Yesterday, my good friend Terry Young told me they'd had to bury a beloved pet. The sweet Siberian Husky actually belonged to her daughter's family, but they all live on a "compound" in Naples, so Nikka was truly a "family" dog. Hearing about it stirred up memories of our own loss back in 2007 when our Tickles died. My heart still twists every time I pass the animal hospital where we had to put her down. Maybe the hardest thing I've ever had to do. She was such a precious member of our family for 11 years, and I still miss her.
How is that dogs get so entrenched in our hearts and make themselves at home there? And why do we put ourselves through the agony of such profound grief, knowing that one day we must say good-bye to them? I know, I know. Death is part of life and all that. But with such short life-spans (as compared to humans, I suppose) we face the inevitable much sooner than we'd like. And saying good-bye to a faithful pooch can be excruciating.
Grogan put it this way: "I was embarrassed by how deep my grief went for this dog, deeper than for some humans I had known. It's not that I equated a dog's life with a human's, but outside my immediate family few people had given themselves so selflessly to me."
That explains it. The daily, unconditional love our dogs give us is such a welcome gift in a world that often makes us crazy. Politicians may be ruining our country, the economy may be squeezing the breath out of us, our hearts may be hurting for those devastated by all these natural disasters . . . but when my sweet puppy crawls up in my lap, lays her head against my chest and lets out a contented sigh, I know I'm gonna be okay.
And that's why, after burying such beloved friends, we soon find ourselves looking for a new pup to love. That's why we welcome them into hearts, in spite of "the inevitable" that looms a few years down the road. And that's why they're called man's best friend.
About a year ago, Dave & Sue Manginelli (our nephew and his wife, also one of my best friends) had to say good-bye to their baby, Bernie. He was their child, their son, and in so many ways, their life. And oh, how I loved that dog! Still do. I have to admit Bernie was one of a kind. The unabashed adoration he showered on those he loved was a power to be reckoned with. If you quietly began singing Happy Birthday, Bernie would start singing along, howling with his head back in canine bliss! We got to dog-sit my puppy-nephew on several occasions and it was always felt like having a rock star in our home. I wasn't sure Sue & Dave would ever fully recover from Bernie's sudden death in 2008, but they did.

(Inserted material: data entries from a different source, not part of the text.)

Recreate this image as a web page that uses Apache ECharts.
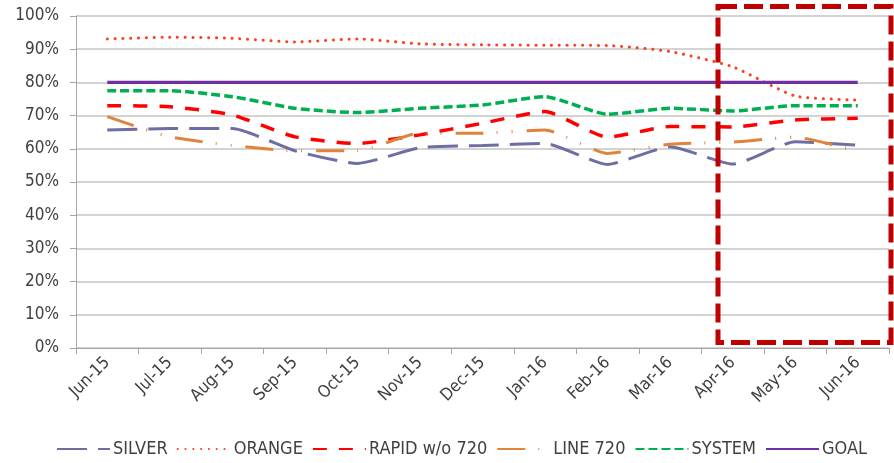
<!DOCTYPE html>
<html><head><meta charset="utf-8">
<script src="https://cdn.jsdelivr.net/npm/echarts@6/dist/echarts.min.js"></script>
<style>html,body{margin:0;padding:0;background:#fff}#c{width:894px;height:463px}</style>
</head><body><div id="c"></div>
<script>
const categories = ['Jun-15','Jul-15','Aug-15','Sep-15','Oct-15','Nov-15','Dec-15','Jan-16','Feb-16','Mar-16','Apr-16','May-16','Jun-16'];
const silver   = [65.7, 66.1, 66.1, 59.4, 55.6, 60.3, 61.0, 61.6, 55.3, 60.6, 55.4, 62.1, 61.1];
const orange   = [93.1, 93.6, 93.3, 92.2, 93.1, 91.6, 91.3, 91.2, 91.1, 89.3, 84.7, 75.9, 74.7];
const rapid    = [73.0, 72.7, 70.2, 63.6, 61.6, 64.2, 67.7, 71.2, 63.5, 66.7, 66.6, 68.7, 69.2];
const line720  = [69.7, 63.6, 61.0, 59.4, 59.4, 64.7, 64.7, 65.7, 58.6, 61.4, 62.0, 63.5, 59.3];
const system   = [77.5, 77.5, 75.7, 72.2, 70.9, 72.2, 73.2, 75.7, 70.4, 72.2, 71.4, 73.0, 73.0];
const goal     = [80, 80, 80, 80, 80, 80, 80, 80, 80, 80, 80, 80, 80];
const yTicks = {min: 0, max: 100, interval: 10};

const FONT = "'DejaVu Sans Condensed','Liberation Sans Narrow',sans-serif";
const chart = echarts.init(document.getElementById('c'));
function mk(name, data, color, width, type, cap) {
  return {name, type: 'line', data, symbol: 'none', showSymbol: false, smooth: 0.18,
    lineStyle: {color, width, type, cap: cap || 'butt'}, itemStyle: {color}};
}
chart.setOption({
  animation: false,
  grid: {left: 76, right: 5, top: 16, bottom: 115},
  legend: {bottom: 0, left: 51, itemWidth: 53, itemHeight: 12, itemGap: 9,
    itemStyle: {opacity: 0},
    textStyle: {fontFamily: FONT, fontSize: 18, color: '#404040', padding: [0,0,0,-2]},
    data: ['SILVER','ORANGE','RAPID w/o 720','LINE 720','SYSTEM','GOAL']},
  xAxis: {type: 'category', data: categories, boundaryGap: true,
    axisLine: {lineStyle: {color: '#a6a6a6', width: 1}},
    axisTick: {show: true, length: 6, lineStyle: {color: '#a6a6a6'}},
    axisLabel: {rotate: 45, fontFamily: FONT, fontSize: 17, color: '#404040', margin: 12}},
  yAxis: {type: 'value', min: yTicks.min, max: yTicks.max, interval: yTicks.interval,
    axisLine: {show: true, lineStyle: {color: '#a6a6a6'}},
    axisTick: {show: true, length: 6, lineStyle: {color: '#a6a6a6'}},
    splitLine: {lineStyle: {color: '#c4c4c4', width: 1.5}},
    axisLabel: {formatter: '{value}%', fontFamily: FONT, fontSize: 17, color: '#404040', margin: 17}},
  series: [
    mk('SILVER', silver, '#6E6EA3', 3, [30, 11]),
    mk('ORANGE', orange, '#FF3F1C', 3, [0.1, 7.7], 'round'),
    mk('RAPID w/o 720', rapid, '#FF0000', 3.5, [14, 12]),
    mk('LINE 720', line720, '#E0843C', 3, [28, 13, 1, 14, 1, 14]),
    mk('SYSTEM', system, '#00B050', 3.5, [9, 4]),
    mk('GOAL', goal, '#7030A0', 3.2, 'solid')
  ],
  graphic: [{type: 'rect', shape: {x: 718, y: 6.5, width: 173, height: 336},
    style: {fill: 'none', stroke: '#C00000', lineWidth: 5, lineDash: [19, 7]}, z: 100}]
});
</script></body></html>
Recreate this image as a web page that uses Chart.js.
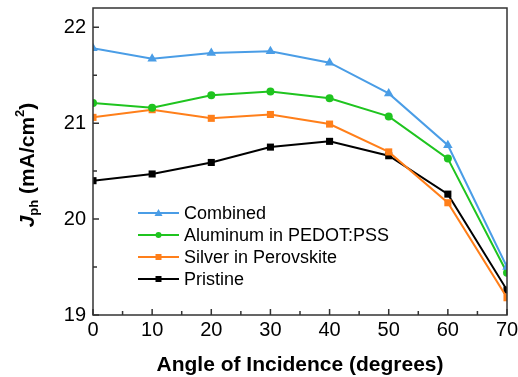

To soften their grief, they poured their emotions into rescuing THREE sweet puppies. Bernie wrote them a letter (channeled via yours truly) not long after they brought their three girls home, making sure Dave & Sue were cognizant of the fact it took THREE GIRLS to take his place. Though truth be told, no one ever could.
Such a long post but such a heart-felt subject. Just feelin' a little puppy love today, I guess. Terry, I'm so sorry for your loss. Someday in the not-too-distant future, may you and your family enjoy the pitter-patter of puppy paws once again.